* **RECORDED DATA**:
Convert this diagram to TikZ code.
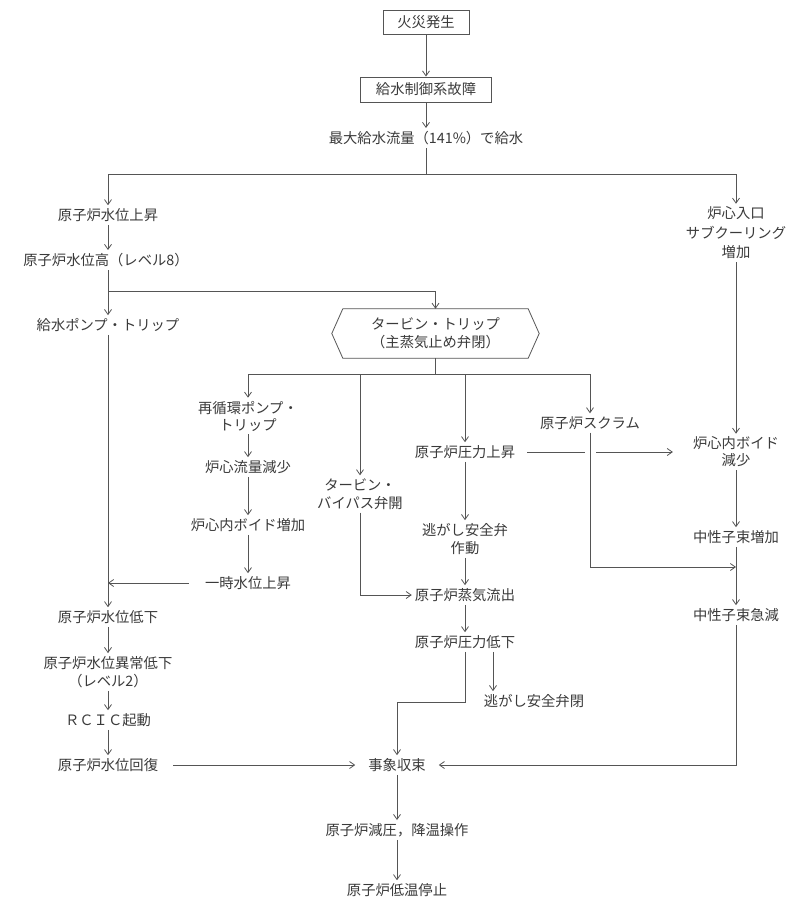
\documentclass[tikz,border=0pt]{standalone}
\usepackage{fontspec}
\newfontfamily\jp{Noto Sans CJK JP}
\usetikzlibrary{arrows.meta,calc}
\definecolor{lncol}{HTML}{555555}
\definecolor{txcol}{HTML}{3a3a3a}
\begin{document}
\begin{tikzpicture}[x=1pt,y=-1pt,
 t/.style={font=\jp\fontsize{14.3}{18}\selectfont, text=txcol, align=center, inner xsep=3pt, inner ysep=3pt},
 bx/.style={t, draw=lncol, line width=0.9pt},
 cn/.style={draw=lncol, line width=0.8pt},
 ar/.style={cn, -{Straight Barb[length=5pt,width=7pt]}}]
\useasboundingbox[fill=white] (0,0) rectangle (789,903);
% nodes
\node[bx, minimum width=86pt, minimum height=24pt] (fire) at (426,22) {火災発生};
\node[bx, minimum width=131pt, minimum height=25pt] (ctrl) at (426,89.5) {給水制御系故障};
\node[t] (maxf) at (426,138) {最大給水流量（141\%）で給水};
\node[t] (rise) at (108,215) {原子炉水位上昇};
\node[t] (high) at (106,260) {原子炉水位高（レベル8）};
\node[t] (pump) at (108,325) {給水ポンプ・トリップ};
\node[t, font=\jp\fontsize{14.3}{19.5}\selectfont] (subc) at (736,233) {炉心入口\\サブクーリング\\増加};
\node[t, minimum width=207pt, minimum height=49pt] (hex) at (435.5,333.5) {タービン・トリップ\\（主蒸気止め弁閉）};
\draw[cn] (hex.west) -- ([xshift=11pt]hex.north west) -- ([xshift=-11pt]hex.north east) -- (hex.east) -- ([xshift=-11pt]hex.south east) -- ([xshift=11pt]hex.south west) -- cycle;
\node[t, font=\jp\fontsize{14.3}{17}\selectfont] (recirc) at (248,416) {再循環ポンプ・\\トリップ};
\node[t] (cflow) at (248,467) {炉心流量減少};
\node[t] (voidp) at (248,525) {炉心内ボイド増加};
\node[t] (temp) at (248,583) {一時水位上昇};
\node[t] (byp) at (360,494) {タービン・\\バイパス弁開};
\node[t] (prise) at (465,452) {原子炉圧力上昇};
\node[t] (srv) at (465,539) {逃がし安全弁\\作動};
\node[t] (steam) at (465,595) {原子炉蒸気流出};
\node[t] (pdrop) at (465,642) {原子炉圧力低下};
\node[t] (srvc) at (534,701) {逃がし安全弁閉};
\node[t] (scram) at (590,423) {原子炉スクラム};
\node[t, font=\jp\fontsize{14.3}{17}\selectfont] (voidm) at (736,452) {炉心内ボイド\\減少};
\node[t] (nup) at (736,537) {中性子束増加};
\node[t] (ndown) at (736,615) {中性子束急減};
\node[t] (low) at (108,617) {原子炉水位低下};
\node[t] (ablow) at (108,672) {原子炉水位異常低下\\（レベル2）};
\node[t] (rcic) at (108,720) {ＲＣＩＣ起動};
\node[t] (recov) at (108,765) {原子炉水位回復};
\node[t] (fin) at (397,765) {事象収束};
\node[t] (depr) at (397,830) {原子炉減圧，降温操作};
\node[t] (cold) at (397,890) {原子炉低温停止};
% coordinates
\coordinate (sp1) at (426,174);
\coordinate (sp2) at (108,291);
\coordinate (sp3) at (435.5,374);
\coordinate (c1) at (465,702);
\coordinate (c2) at (493,0);
\coordinate (c3) at (736,567);
% connectors
\draw[ar] (fire) -- (ctrl);
\draw[ar] (ctrl) -- (maxf);
\draw[cn] (maxf) -- (sp1);
\draw[ar] (sp1) -| (rise.north);
\draw[ar] (sp1) -| (subc.north);
\draw[ar] (rise) -- (rise |- high.north);
\draw[cn] (rise |- high.south) -- (sp2);
\draw[ar] (sp2) -- (pump);
\draw[ar] (sp2) -| (hex.north);
\draw[ar] (pump) -- (low);
\draw[cn] (hex.south) -- (sp3);
\draw[ar] (sp3) -| (recirc.north);
\draw[ar] (sp3) -| (scram.north);
\draw[ar] (byp.north |- sp3) -- (byp.north);
\draw[ar] (prise.north |- sp3) -- (prise.north);
\draw[ar] (recirc) -- (cflow);
\draw[ar] (cflow) -- (voidp);
\draw[ar] (voidp) -- (temp);
\draw[ar, shorten <=13pt] (temp.west) -- (temp.west -| pump.south);
\draw[ar] (byp.south) |- (steam.west);
\draw[ar] (prise) -- (srv);
\draw[ar] (srv) -- (steam);
\draw[ar] (steam) -- (pdrop);
\draw[ar] (pdrop.south) -- (c1) -| (fin.north);
\draw[ar] (pdrop.south -| c2) -- (srvc.north -| c2);
\draw[cn, shorten <=9pt] (prise.east) -- ([xshift=-5pt]prise.east -| scram.south);
\draw[ar, shorten >=17pt] ([xshift=6pt]prise.east -| scram.south) -- (prise.east -| voidm.west);
\draw[ar] (scram.south) |- (c3);
\draw[ar] (subc) -- (voidm);
\draw[ar] (voidm) -- (nup);
\draw[ar] (nup) -- (ndown);
\draw[ar, shorten >=10pt] (ndown.south) |- (fin.east);
\draw[ar] (low) -- (ablow);
\draw[ar] (ablow) -- (rcic);
\draw[ar] (rcic) -- (recov);
\draw[ar, shorten <=12pt, shorten >=10pt] (recov) -- (fin);
\draw[ar] (fin) -- (depr);
\draw[ar] (depr) -- (cold);
\end{tikzpicture}
\end{document}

* **TASK**:
Repeat the data in full and exactly. Omit pictures.

* **IN RESPONSE**:
Convert this diagram to TikZ code.
\documentclass[tikz,border=0pt]{standalone}
\usepackage{fontspec}
\newfontfamily\jp{Noto Sans CJK JP}
\usetikzlibrary{arrows.meta,calc}
\definecolor{lncol}{HTML}{555555}
\definecolor{txcol}{HTML}{3a3a3a}
\begin{document}
\begin{tikzpicture}[x=1pt,y=-1pt,
 t/.style={font=\jp\fontsize{14.3}{18}\selectfont, text=txcol, align=center, inner xsep=3pt, inner ysep=3pt},
 bx/.style={t, draw=lncol, line width=0.9pt},
 cn/.style={draw=lncol, line width=0.8pt},
 ar/.style={cn, -{Straight Barb[length=5pt,width=7pt]}}]
\useasboundingbox[fill=white] (0,0) rectangle (789,903);
% nodes
\node[bx, minimum width=86pt, minimum height=24pt] (fire) at (426,22) {火災発生};
\node[bx, minimum width=131pt, minimum height=25pt] (ctrl) at (426,89.5) {給水制御系故障};
\node[t] (maxf) at (426,138) {最大給水流量（141\%）で給水};
\node[t] (rise) at (108,215) {原子炉水位上昇};
\node[t] (high) at (106,260) {原子炉水位高（レベル8）};
\node[t] (pump) at (108,325) {給水ポンプ・トリップ};
\node[t, font=\jp\fontsize{14.3}{19.5}\selectfont] (subc) at (736,233) {炉心入口\\サブクーリング\\増加};
\node[t, minimum width=207pt, minimum height=49pt] (hex) at (435.5,333.5) {タービン・トリップ\\（主蒸気止め弁閉）};
\draw[cn] (hex.west) -- ([xshift=11pt]hex.north west) -- ([xshift=-11pt]hex.north east) -- (hex.east) -- ([xshift=-11pt]hex.south east) -- ([xshift=11pt]hex.south west) -- cycle;
\node[t, font=\jp\fontsize{14.3}{17}\selectfont] (recirc) at (248,416) {再循環ポンプ・\\トリップ};
\node[t] (cflow) at (248,467) {炉心流量減少};
\node[t] (voidp) at (248,525) {炉心内ボイド増加};
\node[t] (temp) at (248,583) {一時水位上昇};
\node[t] (byp) at (360,494) {タービン・\\バイパス弁開};
\node[t] (prise) at (465,452) {原子炉圧力上昇};
\node[t] (srv) at (465,539) {逃がし安全弁\\作動};
\node[t] (steam) at (465,595) {原子炉蒸気流出};
\node[t] (pdrop) at (465,642) {原子炉圧力低下};
\node[t] (srvc) at (534,701) {逃がし安全弁閉};
\node[t] (scram) at (590,423) {原子炉スクラム};
\node[t, font=\jp\fontsize{14.3}{17}\selectfont] (voidm) at (736,452) {炉心内ボイド\\減少};
\node[t] (nup) at (736,537) {中性子束増加};
\node[t] (ndown) at (736,615) {中性子束急減};
\node[t] (low) at (108,617) {原子炉水位低下};
\node[t] (ablow) at (108,672) {原子炉水位異常低下\\（レベル2）};
\node[t] (rcic) at (108,720) {ＲＣＩＣ起動};
\node[t] (recov) at (108,765) {原子炉水位回復};
\node[t] (fin) at (397,765) {事象収束};
\node[t] (depr) at (397,830) {原子炉減圧，降温操作};
\node[t] (cold) at (397,890) {原子炉低温停止};
% coordinates
\coordinate (sp1) at (426,174);
\coordinate (sp2) at (108,291);
\coordinate (sp3) at (435.5,374);
\coordinate (c1) at (465,702);
\coordinate (c2) at (493,0);
\coordinate (c3) at (736,567);
% connectors
\draw[ar] (fire) -- (ctrl);
\draw[ar] (ctrl) -- (maxf);
\draw[cn] (maxf) -- (sp1);
\draw[ar] (sp1) -| (rise.north);
\draw[ar] (sp1) -| (subc.north);
\draw[ar] (rise) -- (rise |- high.north);
\draw[cn] (rise |- high.south) -- (sp2);
\draw[ar] (sp2) -- (pump);
\draw[ar] (sp2) -| (hex.north);
\draw[ar] (pump) -- (low);
\draw[cn] (hex.south) -- (sp3);
\draw[ar] (sp3) -| (recirc.north);
\draw[ar] (sp3) -| (scram.north);
\draw[ar] (byp.north |- sp3) -- (byp.north);
\draw[ar] (prise.north |- sp3) -- (prise.north);
\draw[ar] (recirc) -- (cflow);
\draw[ar] (cflow) -- (voidp);
\draw[ar] (voidp) -- (temp);
\draw[ar, shorten <=13pt] (temp.west) -- (temp.west -| pump.south);
\draw[ar] (byp.south) |- (steam.west);
\draw[ar] (prise) -- (srv);
\draw[ar] (srv) -- (steam);
\draw[ar] (steam) -- (pdrop);
\draw[ar] (pdrop.south) -- (c1) -| (fin.north);
\draw[ar] (pdrop.south -| c2) -- (srvc.north -| c2);
\draw[cn, shorten <=9pt] (prise.east) -- ([xshift=-5pt]prise.east -| scram.south);
\draw[ar, shorten >=17pt] ([xshift=6pt]prise.east -| scram.south) -- (prise.east -| voidm.west);
\draw[ar] (scram.south) |- (c3);
\draw[ar] (subc) -- (voidm);
\draw[ar] (voidm) -- (nup);
\draw[ar] (nup) -- (ndown);
\draw[ar, shorten >=10pt] (ndown.south) |- (fin.east);
\draw[ar] (low) -- (ablow);
\draw[ar] (ablow) -- (rcic);
\draw[ar] (rcic) -- (recov);
\draw[ar, shorten <=12pt, shorten >=10pt] (recov) -- (fin);
\draw[ar] (fin) -- (depr);
\draw[ar] (depr) -- (cold);
\end{tikzpicture}
\end{document}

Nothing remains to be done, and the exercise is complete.